* Task objective
Leave out the pictures, then reproduce the rest of the material exactly.
>> Begin Data lines
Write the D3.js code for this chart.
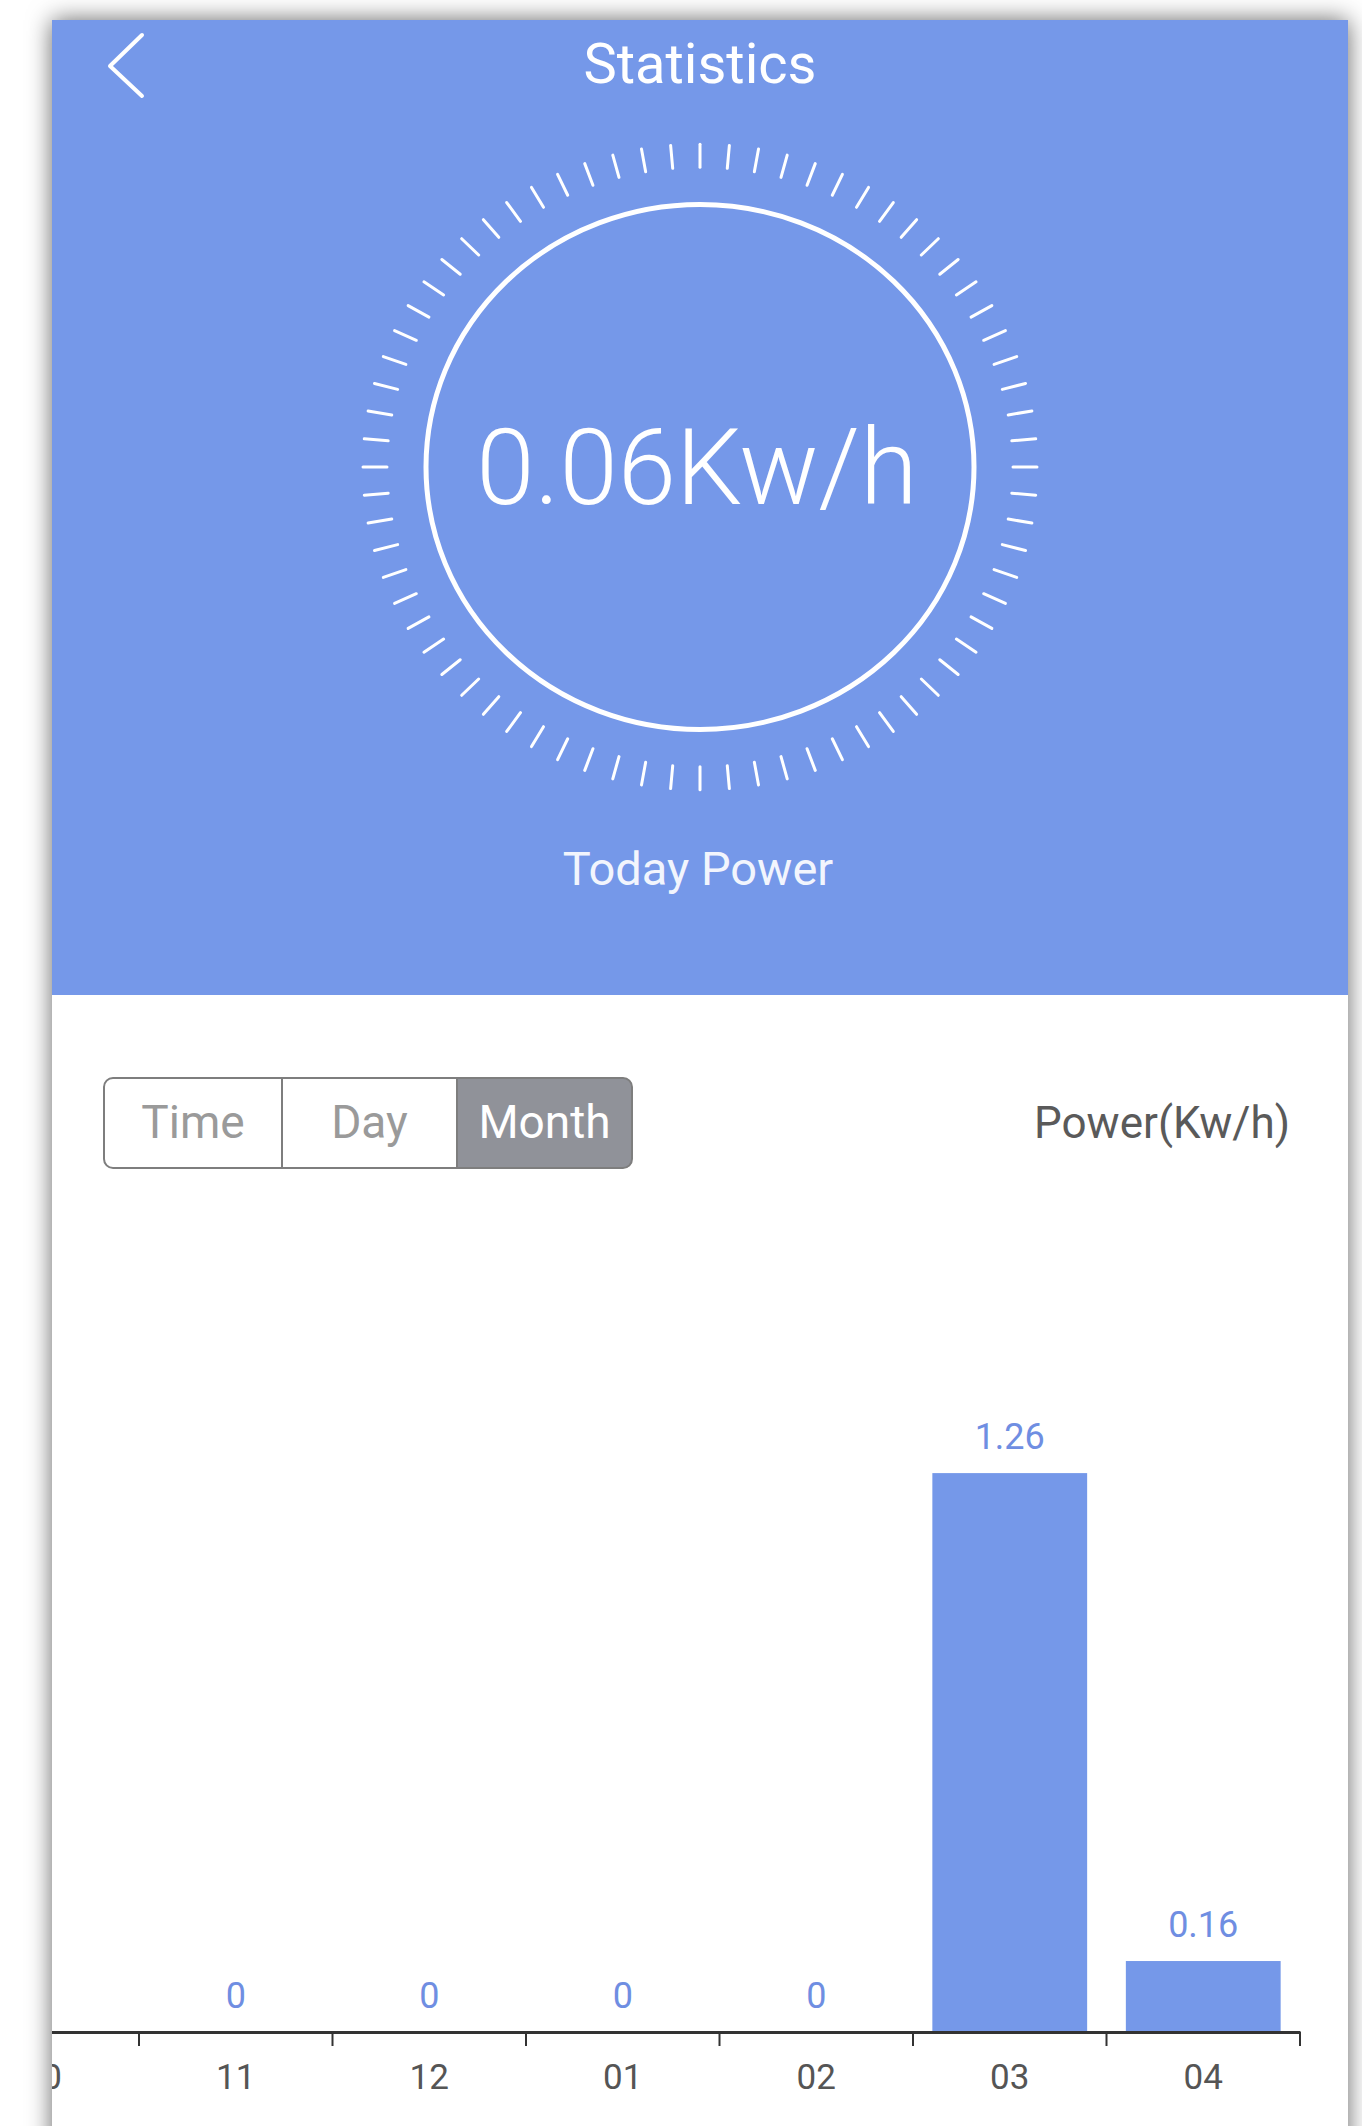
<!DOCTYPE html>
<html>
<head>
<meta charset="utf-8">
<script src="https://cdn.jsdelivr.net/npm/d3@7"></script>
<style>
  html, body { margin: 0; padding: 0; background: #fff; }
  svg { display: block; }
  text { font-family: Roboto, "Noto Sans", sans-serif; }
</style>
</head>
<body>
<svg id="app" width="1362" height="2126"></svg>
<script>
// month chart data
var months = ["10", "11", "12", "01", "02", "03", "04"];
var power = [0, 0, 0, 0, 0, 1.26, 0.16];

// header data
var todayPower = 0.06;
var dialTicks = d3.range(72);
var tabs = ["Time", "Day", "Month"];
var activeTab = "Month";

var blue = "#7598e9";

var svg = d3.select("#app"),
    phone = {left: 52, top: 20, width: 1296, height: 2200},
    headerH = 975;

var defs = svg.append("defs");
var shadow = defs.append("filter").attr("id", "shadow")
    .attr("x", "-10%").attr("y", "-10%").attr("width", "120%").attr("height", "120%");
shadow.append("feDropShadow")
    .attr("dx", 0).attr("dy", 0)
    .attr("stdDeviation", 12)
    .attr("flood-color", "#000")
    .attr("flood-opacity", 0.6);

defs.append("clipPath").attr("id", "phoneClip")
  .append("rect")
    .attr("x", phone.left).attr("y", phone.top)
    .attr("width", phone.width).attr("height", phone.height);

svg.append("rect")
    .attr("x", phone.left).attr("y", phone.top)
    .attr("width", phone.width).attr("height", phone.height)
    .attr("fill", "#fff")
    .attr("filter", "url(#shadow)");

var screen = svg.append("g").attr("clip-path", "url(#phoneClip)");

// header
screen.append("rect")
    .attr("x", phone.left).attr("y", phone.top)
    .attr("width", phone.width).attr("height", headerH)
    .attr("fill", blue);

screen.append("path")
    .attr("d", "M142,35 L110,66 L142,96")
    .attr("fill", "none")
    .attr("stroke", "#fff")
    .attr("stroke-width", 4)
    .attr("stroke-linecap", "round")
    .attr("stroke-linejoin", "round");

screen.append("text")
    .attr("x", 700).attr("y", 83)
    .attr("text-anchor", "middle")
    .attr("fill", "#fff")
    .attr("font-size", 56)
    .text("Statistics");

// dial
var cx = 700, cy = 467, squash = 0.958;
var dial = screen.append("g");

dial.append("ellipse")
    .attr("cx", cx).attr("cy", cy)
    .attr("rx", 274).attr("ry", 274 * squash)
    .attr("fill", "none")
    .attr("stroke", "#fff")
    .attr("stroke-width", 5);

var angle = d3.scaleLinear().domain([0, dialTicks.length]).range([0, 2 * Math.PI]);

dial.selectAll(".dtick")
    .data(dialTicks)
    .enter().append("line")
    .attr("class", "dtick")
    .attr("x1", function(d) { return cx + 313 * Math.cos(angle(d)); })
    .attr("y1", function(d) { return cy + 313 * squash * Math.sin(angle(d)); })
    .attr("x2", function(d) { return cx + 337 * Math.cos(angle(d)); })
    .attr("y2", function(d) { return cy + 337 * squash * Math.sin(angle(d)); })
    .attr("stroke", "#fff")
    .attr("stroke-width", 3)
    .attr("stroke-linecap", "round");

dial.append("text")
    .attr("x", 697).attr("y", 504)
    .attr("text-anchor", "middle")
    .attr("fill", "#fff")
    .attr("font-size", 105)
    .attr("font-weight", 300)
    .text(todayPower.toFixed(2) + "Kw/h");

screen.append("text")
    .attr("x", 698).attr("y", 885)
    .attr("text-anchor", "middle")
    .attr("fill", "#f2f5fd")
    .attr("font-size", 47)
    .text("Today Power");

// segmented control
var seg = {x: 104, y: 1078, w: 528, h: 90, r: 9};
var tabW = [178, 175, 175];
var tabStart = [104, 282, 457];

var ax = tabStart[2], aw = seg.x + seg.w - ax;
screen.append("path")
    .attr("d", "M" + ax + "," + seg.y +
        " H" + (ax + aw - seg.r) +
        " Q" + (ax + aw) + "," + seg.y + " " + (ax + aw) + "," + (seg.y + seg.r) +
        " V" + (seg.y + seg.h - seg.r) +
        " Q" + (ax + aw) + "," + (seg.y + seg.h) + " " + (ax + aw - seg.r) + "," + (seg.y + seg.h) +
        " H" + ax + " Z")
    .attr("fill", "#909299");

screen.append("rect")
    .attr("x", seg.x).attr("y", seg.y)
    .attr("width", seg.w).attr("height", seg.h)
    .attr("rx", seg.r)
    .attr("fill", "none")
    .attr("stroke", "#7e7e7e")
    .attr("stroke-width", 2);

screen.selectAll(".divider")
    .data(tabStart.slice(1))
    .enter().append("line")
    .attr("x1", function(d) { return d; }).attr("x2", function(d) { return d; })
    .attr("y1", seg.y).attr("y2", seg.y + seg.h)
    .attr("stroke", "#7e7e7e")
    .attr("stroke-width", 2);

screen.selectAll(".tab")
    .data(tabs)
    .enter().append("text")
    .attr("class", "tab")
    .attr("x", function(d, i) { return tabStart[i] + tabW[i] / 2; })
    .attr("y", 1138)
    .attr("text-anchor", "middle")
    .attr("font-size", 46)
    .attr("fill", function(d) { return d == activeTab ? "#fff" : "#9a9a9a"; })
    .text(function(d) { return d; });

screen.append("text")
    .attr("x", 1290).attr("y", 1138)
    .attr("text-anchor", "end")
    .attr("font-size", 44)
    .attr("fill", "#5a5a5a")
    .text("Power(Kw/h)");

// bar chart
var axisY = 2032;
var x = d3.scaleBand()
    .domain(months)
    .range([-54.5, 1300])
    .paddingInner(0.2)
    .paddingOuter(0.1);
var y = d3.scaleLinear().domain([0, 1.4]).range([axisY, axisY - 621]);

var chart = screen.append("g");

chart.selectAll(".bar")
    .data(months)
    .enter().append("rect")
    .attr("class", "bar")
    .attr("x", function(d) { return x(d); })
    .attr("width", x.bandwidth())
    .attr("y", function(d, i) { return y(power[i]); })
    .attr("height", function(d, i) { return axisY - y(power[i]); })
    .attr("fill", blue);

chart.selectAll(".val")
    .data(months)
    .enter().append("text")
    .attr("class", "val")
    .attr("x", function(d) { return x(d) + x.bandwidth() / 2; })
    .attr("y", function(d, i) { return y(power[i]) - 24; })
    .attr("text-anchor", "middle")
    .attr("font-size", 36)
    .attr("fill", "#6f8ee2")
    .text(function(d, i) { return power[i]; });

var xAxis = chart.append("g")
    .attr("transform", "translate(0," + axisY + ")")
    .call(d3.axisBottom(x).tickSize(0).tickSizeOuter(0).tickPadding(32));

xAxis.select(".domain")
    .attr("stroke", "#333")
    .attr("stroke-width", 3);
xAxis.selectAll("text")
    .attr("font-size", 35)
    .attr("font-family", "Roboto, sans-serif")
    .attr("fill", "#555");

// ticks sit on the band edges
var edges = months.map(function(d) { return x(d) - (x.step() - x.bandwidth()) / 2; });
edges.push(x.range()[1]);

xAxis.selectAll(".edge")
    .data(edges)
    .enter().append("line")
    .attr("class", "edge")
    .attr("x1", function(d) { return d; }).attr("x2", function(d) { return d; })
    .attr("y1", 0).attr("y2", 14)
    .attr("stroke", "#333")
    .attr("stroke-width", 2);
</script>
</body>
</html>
>> End Data lines
* Exercise output
Write the D3.js code for this chart.
<!DOCTYPE html>
<html>
<head>
<meta charset="utf-8">
<script src="https://cdn.jsdelivr.net/npm/d3@7"></script>
<style>
  html, body { margin: 0; padding: 0; background: #fff; }
  svg { display: block; }
  text { font-family: Roboto, "Noto Sans", sans-serif; }
</style>
</head>
<body>
<svg id="app" width="1362" height="2126"></svg>
<script>
// month chart data
var months = ["10", "11", "12", "01", "02", "03", "04"];
var power = [0, 0, 0, 0, 0, 1.26, 0.16];

// header data
var todayPower = 0.06;
var dialTicks = d3.range(72);
var tabs = ["Time", "Day", "Month"];
var activeTab = "Month";

var blue = "#7598e9";

var svg = d3.select("#app"),
    phone = {left: 52, top: 20, width: 1296, height: 2200},
    headerH = 975;

var defs = svg.append("defs");
var shadow = defs.append("filter").attr("id", "shadow")
    .attr("x", "-10%").attr("y", "-10%").attr("width", "120%").attr("height", "120%");
shadow.append("feDropShadow")
    .attr("dx", 0).attr("dy", 0)
    .attr("stdDeviation", 12)
    .attr("flood-color", "#000")
    .attr("flood-opacity", 0.6);

defs.append("clipPath").attr("id", "phoneClip")
  .append("rect")
    .attr("x", phone.left).attr("y", phone.top)
    .attr("width", phone.width).attr("height", phone.height);

svg.append("rect")
    .attr("x", phone.left).attr("y", phone.top)
    .attr("width", phone.width).attr("height", phone.height)
    .attr("fill", "#fff")
    .attr("filter", "url(#shadow)");

var screen = svg.append("g").attr("clip-path", "url(#phoneClip)");

// header
screen.append("rect")
    .attr("x", phone.left).attr("y", phone.top)
    .attr("width", phone.width).attr("height", headerH)
    .attr("fill", blue);

screen.append("path")
    .attr("d", "M142,35 L110,66 L142,96")
    .attr("fill", "none")
    .attr("stroke", "#fff")
    .attr("stroke-width", 4)
    .attr("stroke-linecap", "round")
    .attr("stroke-linejoin", "round");

screen.append("text")
    .attr("x", 700).attr("y", 83)
    .attr("text-anchor", "middle")
    .attr("fill", "#fff")
    .attr("font-size", 56)
    .text("Statistics");

// dial
var cx = 700, cy = 467, squash = 0.958;
var dial = screen.append("g");

dial.append("ellipse")
    .attr("cx", cx).attr("cy", cy)
    .attr("rx", 274).attr("ry", 274 * squash)
    .attr("fill", "none")
    .attr("stroke", "#fff")
    .attr("stroke-width", 5);

var angle = d3.scaleLinear().domain([0, dialTicks.length]).range([0, 2 * Math.PI]);

dial.selectAll(".dtick")
    .data(dialTicks)
    .enter().append("line")
    .attr("class", "dtick")
    .attr("x1", function(d) { return cx + 313 * Math.cos(angle(d)); })
    .attr("y1", function(d) { return cy + 313 * squash * Math.sin(angle(d)); })
    .attr("x2", function(d) { return cx + 337 * Math.cos(angle(d)); })
    .attr("y2", function(d) { return cy + 337 * squash * Math.sin(angle(d)); })
    .attr("stroke", "#fff")
    .attr("stroke-width", 3)
    .attr("stroke-linecap", "round");

dial.append("text")
    .attr("x", 697).attr("y", 504)
    .attr("text-anchor", "middle")
    .attr("fill", "#fff")
    .attr("font-size", 105)
    .attr("font-weight", 300)
    .text(todayPower.toFixed(2) + "Kw/h");

screen.append("text")
    .attr("x", 698).attr("y", 885)
    .attr("text-anchor", "middle")
    .attr("fill", "#f2f5fd")
    .attr("font-size", 47)
    .text("Today Power");

// segmented control
var seg = {x: 104, y: 1078, w: 528, h: 90, r: 9};
var tabW = [178, 175, 175];
var tabStart = [104, 282, 457];

var ax = tabStart[2], aw = seg.x + seg.w - ax;
screen.append("path")
    .attr("d", "M" + ax + "," + seg.y +
        " H" + (ax + aw - seg.r) +
        " Q" + (ax + aw) + "," + seg.y + " " + (ax + aw) + "," + (seg.y + seg.r) +
        " V" + (seg.y + seg.h - seg.r) +
        " Q" + (ax + aw) + "," + (seg.y + seg.h) + " " + (ax + aw - seg.r) + "," + (seg.y + seg.h) +
        " H" + ax + " Z")
    .attr("fill", "#909299");

screen.append("rect")
    .attr("x", seg.x).attr("y", seg.y)
    .attr("width", seg.w).attr("height", seg.h)
    .attr("rx", seg.r)
    .attr("fill", "none")
    .attr("stroke", "#7e7e7e")
    .attr("stroke-width", 2);

screen.selectAll(".divider")
    .data(tabStart.slice(1))
    .enter().append("line")
    .attr("x1", function(d) { return d; }).attr("x2", function(d) { return d; })
    .attr("y1", seg.y).attr("y2", seg.y + seg.h)
    .attr("stroke", "#7e7e7e")
    .attr("stroke-width", 2);

screen.selectAll(".tab")
    .data(tabs)
    .enter().append("text")
    .attr("class", "tab")
    .attr("x", function(d, i) { return tabStart[i] + tabW[i] / 2; })
    .attr("y", 1138)
    .attr("text-anchor", "middle")
    .attr("font-size", 46)
    .attr("fill", function(d) { return d == activeTab ? "#fff" : "#9a9a9a"; })
    .text(function(d) { return d; });

screen.append("text")
    .attr("x", 1290).attr("y", 1138)
    .attr("text-anchor", "end")
    .attr("font-size", 44)
    .attr("fill", "#5a5a5a")
    .text("Power(Kw/h)");

// bar chart
var axisY = 2032;
var x = d3.scaleBand()
    .domain(months)
    .range([-54.5, 1300])
    .paddingInner(0.2)
    .paddingOuter(0.1);
var y = d3.scaleLinear().domain([0, 1.4]).range([axisY, axisY - 621]);

var chart = screen.append("g");

chart.selectAll(".bar")
    .data(months)
    .enter().append("rect")
    .attr("class", "bar")
    .attr("x", function(d) { return x(d); })
    .attr("width", x.bandwidth())
    .attr("y", function(d, i) { return y(power[i]); })
    .attr("height", function(d, i) { return axisY - y(power[i]); })
    .attr("fill", blue);

chart.selectAll(".val")
    .data(months)
    .enter().append("text")
    .attr("class", "val")
    .attr("x", function(d) { return x(d) + x.bandwidth() / 2; })
    .attr("y", function(d, i) { return y(power[i]) - 24; })
    .attr("text-anchor", "middle")
    .attr("font-size", 36)
    .attr("fill", "#6f8ee2")
    .text(function(d, i) { return power[i]; });

var xAxis = chart.append("g")
    .attr("transform", "translate(0," + axisY + ")")
    .call(d3.axisBottom(x).tickSize(0).tickSizeOuter(0).tickPadding(32));

xAxis.select(".domain")
    .attr("stroke", "#333")
    .attr("stroke-width", 3);
xAxis.selectAll("text")
    .attr("font-size", 35)
    .attr("font-family", "Roboto, sans-serif")
    .attr("fill", "#555");

// ticks sit on the band edges
var edges = months.map(function(d) { return x(d) - (x.step() - x.bandwidth()) / 2; });
edges.push(x.range()[1]);

xAxis.selectAll(".edge")
    .data(edges)
    .enter().append("line")
    .attr("class", "edge")
    .attr("x1", function(d) { return d; }).attr("x2", function(d) { return d; })
    .attr("y1", 0).attr("y2", 14)
    .attr("stroke", "#333")
    .attr("stroke-width", 2);
</script>
</body>
</html>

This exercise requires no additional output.